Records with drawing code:
==*==
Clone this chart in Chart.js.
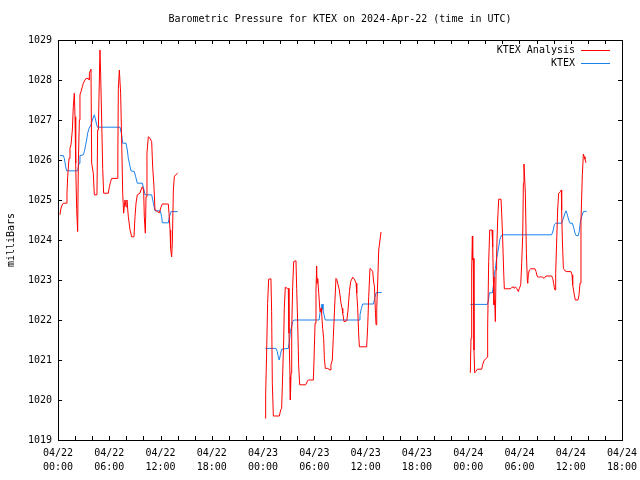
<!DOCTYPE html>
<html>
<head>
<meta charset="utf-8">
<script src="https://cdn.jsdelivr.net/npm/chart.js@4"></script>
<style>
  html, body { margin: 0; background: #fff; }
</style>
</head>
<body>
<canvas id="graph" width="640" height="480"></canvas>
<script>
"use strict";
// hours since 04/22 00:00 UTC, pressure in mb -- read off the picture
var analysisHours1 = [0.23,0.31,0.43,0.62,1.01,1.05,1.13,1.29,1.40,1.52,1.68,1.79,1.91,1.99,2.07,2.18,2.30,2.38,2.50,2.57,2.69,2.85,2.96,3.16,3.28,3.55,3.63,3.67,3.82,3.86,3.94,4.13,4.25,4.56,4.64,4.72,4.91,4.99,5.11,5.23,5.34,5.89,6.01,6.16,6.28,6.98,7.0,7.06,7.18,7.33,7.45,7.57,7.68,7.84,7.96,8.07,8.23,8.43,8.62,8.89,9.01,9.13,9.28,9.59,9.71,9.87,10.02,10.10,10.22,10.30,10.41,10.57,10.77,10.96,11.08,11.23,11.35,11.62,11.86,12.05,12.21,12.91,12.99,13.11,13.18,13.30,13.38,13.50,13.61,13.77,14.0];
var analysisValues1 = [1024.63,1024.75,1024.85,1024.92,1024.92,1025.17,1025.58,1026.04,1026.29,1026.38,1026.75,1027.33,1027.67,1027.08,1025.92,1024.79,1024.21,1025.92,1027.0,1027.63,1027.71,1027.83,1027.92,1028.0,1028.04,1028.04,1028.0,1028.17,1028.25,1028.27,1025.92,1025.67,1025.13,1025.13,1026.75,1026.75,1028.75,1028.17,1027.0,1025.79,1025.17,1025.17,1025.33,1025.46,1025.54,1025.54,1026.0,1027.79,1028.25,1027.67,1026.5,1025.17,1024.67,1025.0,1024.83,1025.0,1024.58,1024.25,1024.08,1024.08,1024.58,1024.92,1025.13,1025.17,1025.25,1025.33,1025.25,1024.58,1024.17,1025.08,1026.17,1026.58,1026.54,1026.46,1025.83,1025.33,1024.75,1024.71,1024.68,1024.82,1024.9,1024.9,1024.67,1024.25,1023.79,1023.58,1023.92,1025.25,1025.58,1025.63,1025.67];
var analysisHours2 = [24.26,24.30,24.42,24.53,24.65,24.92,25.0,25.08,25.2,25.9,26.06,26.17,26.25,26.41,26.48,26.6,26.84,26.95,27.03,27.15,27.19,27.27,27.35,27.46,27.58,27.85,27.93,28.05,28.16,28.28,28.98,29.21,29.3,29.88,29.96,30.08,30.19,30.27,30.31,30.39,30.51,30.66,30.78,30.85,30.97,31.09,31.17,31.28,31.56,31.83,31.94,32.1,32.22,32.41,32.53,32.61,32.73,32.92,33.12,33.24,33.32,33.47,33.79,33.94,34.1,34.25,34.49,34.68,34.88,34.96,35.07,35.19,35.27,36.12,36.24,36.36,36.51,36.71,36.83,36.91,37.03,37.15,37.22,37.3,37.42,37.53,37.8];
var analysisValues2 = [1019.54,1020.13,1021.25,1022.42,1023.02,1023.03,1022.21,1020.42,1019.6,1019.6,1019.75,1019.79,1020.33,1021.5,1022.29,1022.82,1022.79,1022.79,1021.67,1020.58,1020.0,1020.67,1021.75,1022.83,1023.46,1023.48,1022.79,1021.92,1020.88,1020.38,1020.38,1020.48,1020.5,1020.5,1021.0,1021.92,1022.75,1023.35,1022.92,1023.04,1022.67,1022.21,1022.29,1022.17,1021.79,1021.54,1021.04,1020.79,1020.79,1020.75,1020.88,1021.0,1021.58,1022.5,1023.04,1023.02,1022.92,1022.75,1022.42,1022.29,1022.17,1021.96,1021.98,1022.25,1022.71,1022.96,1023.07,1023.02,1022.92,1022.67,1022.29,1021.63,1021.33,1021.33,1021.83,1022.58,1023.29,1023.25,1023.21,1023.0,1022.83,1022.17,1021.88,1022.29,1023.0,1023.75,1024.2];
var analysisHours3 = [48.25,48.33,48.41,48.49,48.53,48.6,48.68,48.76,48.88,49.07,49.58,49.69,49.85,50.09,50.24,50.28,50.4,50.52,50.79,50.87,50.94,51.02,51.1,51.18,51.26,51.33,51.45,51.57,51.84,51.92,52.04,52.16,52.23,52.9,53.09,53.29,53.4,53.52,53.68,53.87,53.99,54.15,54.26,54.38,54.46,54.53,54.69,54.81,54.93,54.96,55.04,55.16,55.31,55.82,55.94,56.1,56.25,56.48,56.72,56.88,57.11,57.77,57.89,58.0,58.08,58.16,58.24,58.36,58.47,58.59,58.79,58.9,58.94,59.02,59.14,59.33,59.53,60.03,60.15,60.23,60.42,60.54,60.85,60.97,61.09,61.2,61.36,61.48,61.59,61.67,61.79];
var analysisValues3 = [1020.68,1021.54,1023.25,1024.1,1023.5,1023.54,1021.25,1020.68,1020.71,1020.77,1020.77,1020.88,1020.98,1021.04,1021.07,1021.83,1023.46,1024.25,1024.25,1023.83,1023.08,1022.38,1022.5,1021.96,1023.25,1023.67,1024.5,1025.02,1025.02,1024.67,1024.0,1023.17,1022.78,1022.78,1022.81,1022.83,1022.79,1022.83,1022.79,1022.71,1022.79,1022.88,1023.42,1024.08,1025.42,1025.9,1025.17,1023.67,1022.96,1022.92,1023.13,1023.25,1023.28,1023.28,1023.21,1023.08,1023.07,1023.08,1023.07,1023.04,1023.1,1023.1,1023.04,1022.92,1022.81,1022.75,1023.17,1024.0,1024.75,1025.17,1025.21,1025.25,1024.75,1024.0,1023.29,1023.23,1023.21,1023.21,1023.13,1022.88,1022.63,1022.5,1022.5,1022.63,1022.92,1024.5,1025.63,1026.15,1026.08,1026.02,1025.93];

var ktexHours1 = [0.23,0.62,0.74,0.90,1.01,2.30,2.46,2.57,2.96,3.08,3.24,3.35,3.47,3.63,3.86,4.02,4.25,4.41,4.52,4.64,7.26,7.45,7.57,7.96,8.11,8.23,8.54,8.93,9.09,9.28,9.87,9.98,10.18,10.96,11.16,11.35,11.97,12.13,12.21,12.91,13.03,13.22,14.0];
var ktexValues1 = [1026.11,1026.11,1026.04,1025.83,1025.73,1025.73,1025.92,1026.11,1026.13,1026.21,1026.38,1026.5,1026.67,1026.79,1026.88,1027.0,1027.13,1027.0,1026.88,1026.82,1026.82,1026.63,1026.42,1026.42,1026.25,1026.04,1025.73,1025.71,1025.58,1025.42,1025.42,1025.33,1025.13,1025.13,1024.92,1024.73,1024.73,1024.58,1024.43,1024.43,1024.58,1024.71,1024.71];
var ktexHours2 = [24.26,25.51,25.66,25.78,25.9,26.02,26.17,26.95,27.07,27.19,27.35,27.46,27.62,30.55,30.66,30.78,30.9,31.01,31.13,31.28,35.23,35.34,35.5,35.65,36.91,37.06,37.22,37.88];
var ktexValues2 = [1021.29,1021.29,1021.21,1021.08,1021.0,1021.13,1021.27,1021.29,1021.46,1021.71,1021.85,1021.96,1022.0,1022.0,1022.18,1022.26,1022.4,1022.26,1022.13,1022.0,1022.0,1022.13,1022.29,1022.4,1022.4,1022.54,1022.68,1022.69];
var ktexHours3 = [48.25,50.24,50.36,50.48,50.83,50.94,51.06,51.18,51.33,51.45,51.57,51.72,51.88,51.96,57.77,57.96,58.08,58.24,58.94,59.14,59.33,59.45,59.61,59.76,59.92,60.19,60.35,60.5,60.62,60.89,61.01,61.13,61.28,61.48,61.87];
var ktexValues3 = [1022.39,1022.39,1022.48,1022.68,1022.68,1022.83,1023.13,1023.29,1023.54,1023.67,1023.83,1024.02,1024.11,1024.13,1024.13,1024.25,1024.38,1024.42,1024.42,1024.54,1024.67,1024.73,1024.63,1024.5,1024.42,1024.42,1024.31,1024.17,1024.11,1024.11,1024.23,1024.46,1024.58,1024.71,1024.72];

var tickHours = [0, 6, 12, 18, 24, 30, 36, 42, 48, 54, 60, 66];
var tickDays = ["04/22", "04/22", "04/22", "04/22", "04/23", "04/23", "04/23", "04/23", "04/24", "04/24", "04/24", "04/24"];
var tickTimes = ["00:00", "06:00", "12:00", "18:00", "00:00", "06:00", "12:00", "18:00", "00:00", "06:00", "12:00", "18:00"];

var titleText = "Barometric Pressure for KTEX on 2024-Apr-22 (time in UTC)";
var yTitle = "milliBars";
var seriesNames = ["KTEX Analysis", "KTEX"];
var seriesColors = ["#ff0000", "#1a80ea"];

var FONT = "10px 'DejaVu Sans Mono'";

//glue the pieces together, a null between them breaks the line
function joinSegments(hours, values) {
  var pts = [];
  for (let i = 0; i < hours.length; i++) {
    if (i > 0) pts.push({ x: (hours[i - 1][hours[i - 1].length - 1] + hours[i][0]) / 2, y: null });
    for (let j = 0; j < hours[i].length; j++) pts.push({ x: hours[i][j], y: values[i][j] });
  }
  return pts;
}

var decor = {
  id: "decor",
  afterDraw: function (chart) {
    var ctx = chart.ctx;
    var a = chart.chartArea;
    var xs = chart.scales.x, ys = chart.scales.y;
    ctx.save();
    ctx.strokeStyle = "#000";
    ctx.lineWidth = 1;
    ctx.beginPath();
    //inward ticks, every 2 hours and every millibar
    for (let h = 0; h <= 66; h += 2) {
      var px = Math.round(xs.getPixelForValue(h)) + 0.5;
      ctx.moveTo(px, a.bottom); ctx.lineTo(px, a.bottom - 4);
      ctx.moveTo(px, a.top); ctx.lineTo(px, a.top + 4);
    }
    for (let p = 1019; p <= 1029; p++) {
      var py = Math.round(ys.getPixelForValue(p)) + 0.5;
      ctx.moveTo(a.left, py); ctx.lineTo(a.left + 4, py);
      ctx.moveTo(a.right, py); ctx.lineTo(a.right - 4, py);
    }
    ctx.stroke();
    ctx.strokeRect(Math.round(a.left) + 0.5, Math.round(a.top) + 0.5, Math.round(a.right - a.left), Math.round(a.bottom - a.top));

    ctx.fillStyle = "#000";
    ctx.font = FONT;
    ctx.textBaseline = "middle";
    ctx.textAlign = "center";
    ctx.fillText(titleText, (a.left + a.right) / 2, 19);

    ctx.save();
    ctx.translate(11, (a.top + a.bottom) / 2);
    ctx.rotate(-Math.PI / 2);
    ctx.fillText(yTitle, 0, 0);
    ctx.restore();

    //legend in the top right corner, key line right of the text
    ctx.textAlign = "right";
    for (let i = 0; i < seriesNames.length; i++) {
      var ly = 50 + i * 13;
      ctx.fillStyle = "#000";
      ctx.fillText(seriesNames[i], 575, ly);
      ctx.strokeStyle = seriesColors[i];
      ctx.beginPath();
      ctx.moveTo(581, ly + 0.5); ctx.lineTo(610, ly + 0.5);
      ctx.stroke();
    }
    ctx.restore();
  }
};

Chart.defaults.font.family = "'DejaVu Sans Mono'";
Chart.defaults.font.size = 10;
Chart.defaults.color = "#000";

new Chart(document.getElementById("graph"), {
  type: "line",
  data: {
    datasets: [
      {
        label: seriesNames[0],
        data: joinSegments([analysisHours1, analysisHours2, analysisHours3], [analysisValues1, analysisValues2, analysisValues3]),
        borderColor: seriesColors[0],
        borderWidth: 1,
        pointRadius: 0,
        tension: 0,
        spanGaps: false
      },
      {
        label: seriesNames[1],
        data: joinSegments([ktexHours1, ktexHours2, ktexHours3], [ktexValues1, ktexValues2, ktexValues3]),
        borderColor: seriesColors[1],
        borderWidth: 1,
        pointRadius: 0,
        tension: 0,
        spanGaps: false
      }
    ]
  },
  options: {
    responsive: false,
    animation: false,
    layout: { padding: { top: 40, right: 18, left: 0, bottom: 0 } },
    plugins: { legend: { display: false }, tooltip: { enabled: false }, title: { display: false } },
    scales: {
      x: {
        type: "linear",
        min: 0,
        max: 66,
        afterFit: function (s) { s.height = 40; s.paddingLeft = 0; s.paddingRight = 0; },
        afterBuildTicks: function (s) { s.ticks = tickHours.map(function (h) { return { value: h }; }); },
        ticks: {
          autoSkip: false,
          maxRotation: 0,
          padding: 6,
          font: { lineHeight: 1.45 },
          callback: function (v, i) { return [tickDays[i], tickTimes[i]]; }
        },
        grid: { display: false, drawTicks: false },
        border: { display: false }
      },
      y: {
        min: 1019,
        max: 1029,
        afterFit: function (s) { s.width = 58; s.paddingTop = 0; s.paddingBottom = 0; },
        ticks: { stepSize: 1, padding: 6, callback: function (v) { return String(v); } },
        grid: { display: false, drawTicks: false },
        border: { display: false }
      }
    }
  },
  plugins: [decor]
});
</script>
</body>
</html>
==*==
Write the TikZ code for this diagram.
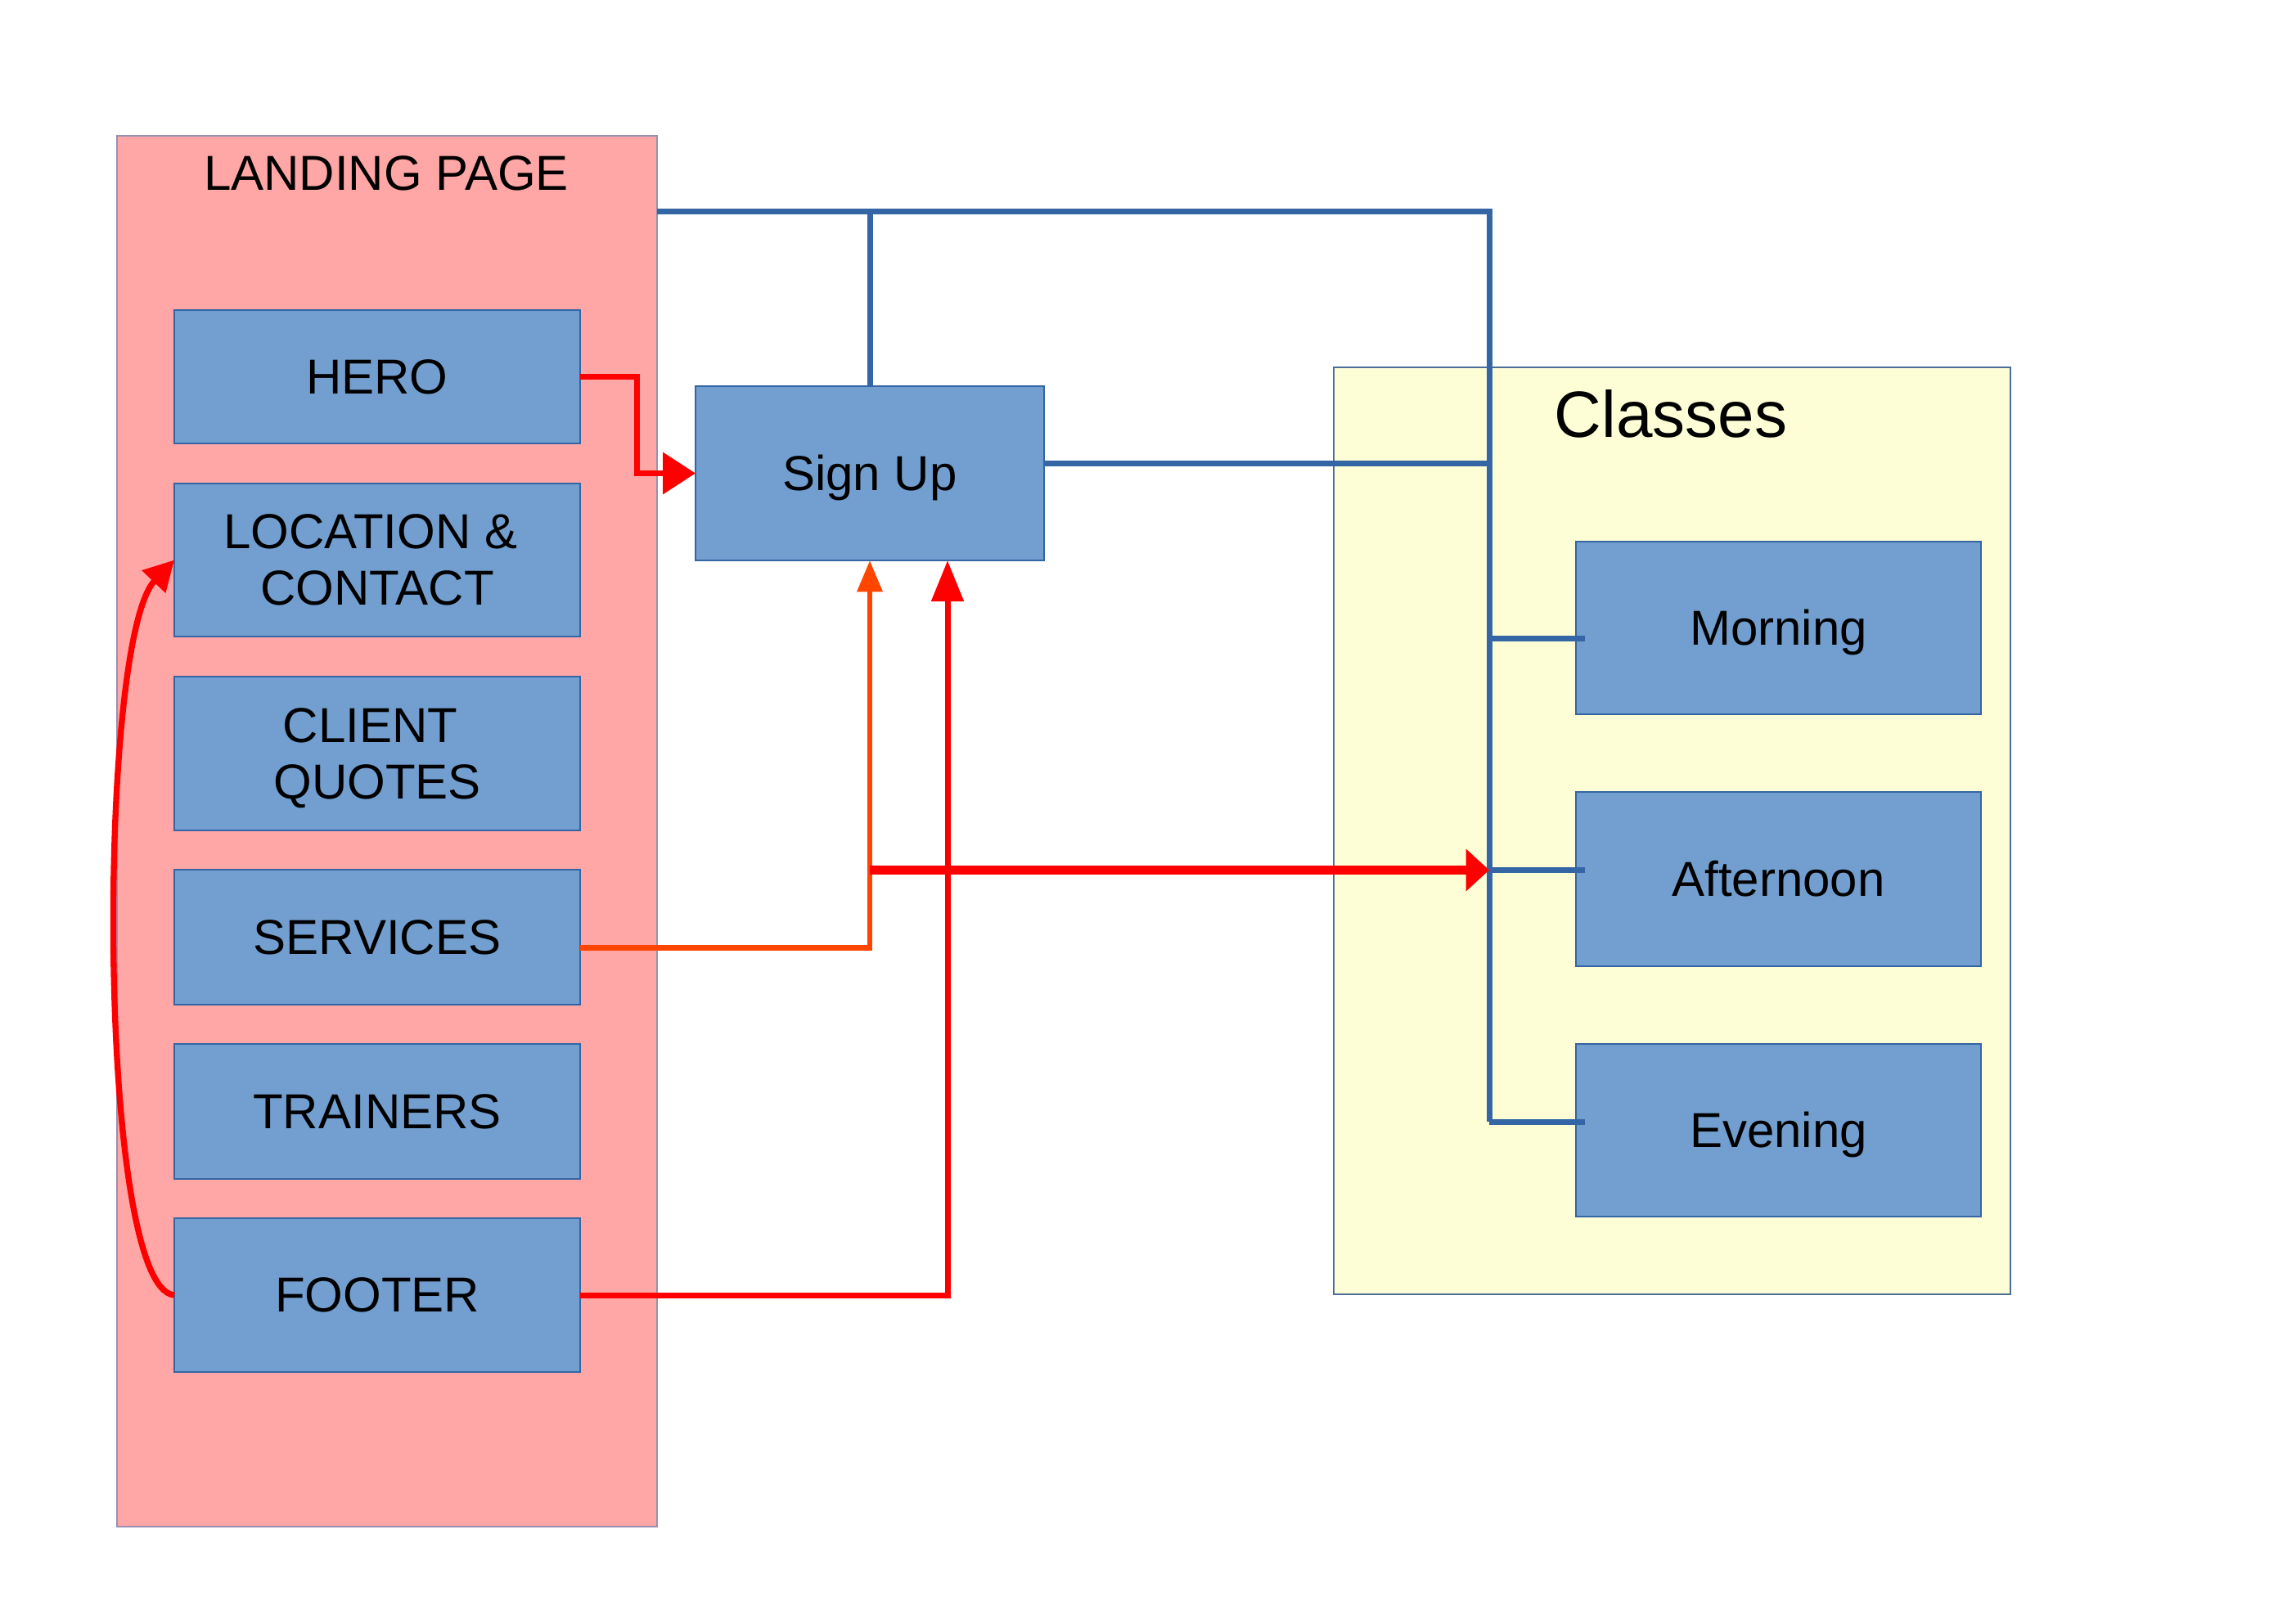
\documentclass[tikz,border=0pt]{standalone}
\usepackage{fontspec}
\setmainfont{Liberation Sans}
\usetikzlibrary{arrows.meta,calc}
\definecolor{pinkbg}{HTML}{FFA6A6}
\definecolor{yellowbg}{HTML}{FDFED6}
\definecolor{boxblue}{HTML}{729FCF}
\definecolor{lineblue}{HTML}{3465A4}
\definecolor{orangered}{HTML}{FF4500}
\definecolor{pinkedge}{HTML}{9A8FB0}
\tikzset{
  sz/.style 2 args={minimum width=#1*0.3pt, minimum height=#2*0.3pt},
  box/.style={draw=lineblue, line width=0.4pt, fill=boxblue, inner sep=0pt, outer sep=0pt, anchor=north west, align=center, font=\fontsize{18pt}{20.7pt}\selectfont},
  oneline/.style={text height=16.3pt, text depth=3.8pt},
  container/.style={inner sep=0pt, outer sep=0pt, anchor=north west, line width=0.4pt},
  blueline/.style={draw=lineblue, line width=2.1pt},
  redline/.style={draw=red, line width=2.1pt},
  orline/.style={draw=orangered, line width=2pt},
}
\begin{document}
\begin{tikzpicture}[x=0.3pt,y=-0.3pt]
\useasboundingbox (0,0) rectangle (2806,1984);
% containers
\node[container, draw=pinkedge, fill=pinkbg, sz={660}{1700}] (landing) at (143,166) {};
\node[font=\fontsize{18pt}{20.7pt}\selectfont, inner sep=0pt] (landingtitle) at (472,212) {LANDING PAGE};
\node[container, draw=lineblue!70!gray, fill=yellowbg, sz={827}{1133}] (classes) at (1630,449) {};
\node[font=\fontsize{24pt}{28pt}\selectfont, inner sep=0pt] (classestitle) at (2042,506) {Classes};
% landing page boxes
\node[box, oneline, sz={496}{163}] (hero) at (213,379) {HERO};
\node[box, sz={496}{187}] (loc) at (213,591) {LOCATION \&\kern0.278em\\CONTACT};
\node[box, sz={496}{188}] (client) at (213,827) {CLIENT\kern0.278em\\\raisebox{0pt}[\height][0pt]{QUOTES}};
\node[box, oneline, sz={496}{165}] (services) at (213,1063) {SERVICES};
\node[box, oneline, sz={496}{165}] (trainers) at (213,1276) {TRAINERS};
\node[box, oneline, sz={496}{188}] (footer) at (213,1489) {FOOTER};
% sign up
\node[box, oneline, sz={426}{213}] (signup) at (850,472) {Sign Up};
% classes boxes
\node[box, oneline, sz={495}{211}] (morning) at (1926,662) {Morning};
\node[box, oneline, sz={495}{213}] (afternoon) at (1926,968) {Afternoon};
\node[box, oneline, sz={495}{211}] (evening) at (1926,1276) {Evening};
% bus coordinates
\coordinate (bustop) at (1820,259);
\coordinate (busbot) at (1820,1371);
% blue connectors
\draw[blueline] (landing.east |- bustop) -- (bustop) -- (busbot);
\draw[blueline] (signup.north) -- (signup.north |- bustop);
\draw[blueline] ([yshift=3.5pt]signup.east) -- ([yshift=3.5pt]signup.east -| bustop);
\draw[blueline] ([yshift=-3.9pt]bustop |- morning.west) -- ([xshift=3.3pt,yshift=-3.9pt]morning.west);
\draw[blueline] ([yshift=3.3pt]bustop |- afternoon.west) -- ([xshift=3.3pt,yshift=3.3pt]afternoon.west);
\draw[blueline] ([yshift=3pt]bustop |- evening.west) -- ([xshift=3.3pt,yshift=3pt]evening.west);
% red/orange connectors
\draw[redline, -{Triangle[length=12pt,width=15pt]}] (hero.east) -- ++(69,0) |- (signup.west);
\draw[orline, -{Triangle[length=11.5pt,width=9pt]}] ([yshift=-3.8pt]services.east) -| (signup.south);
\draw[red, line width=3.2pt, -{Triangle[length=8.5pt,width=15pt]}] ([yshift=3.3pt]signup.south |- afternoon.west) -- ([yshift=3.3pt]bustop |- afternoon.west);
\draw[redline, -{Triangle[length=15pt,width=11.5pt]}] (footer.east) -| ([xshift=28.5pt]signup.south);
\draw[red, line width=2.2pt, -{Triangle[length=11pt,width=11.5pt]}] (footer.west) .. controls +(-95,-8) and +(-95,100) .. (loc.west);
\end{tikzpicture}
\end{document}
==*==
**Required work**. Using the listing above, gather each line that holds the string "this" and copy it.

**Answer in full**.
Clone this chart in Chart.js.
Write the TikZ code for this diagram.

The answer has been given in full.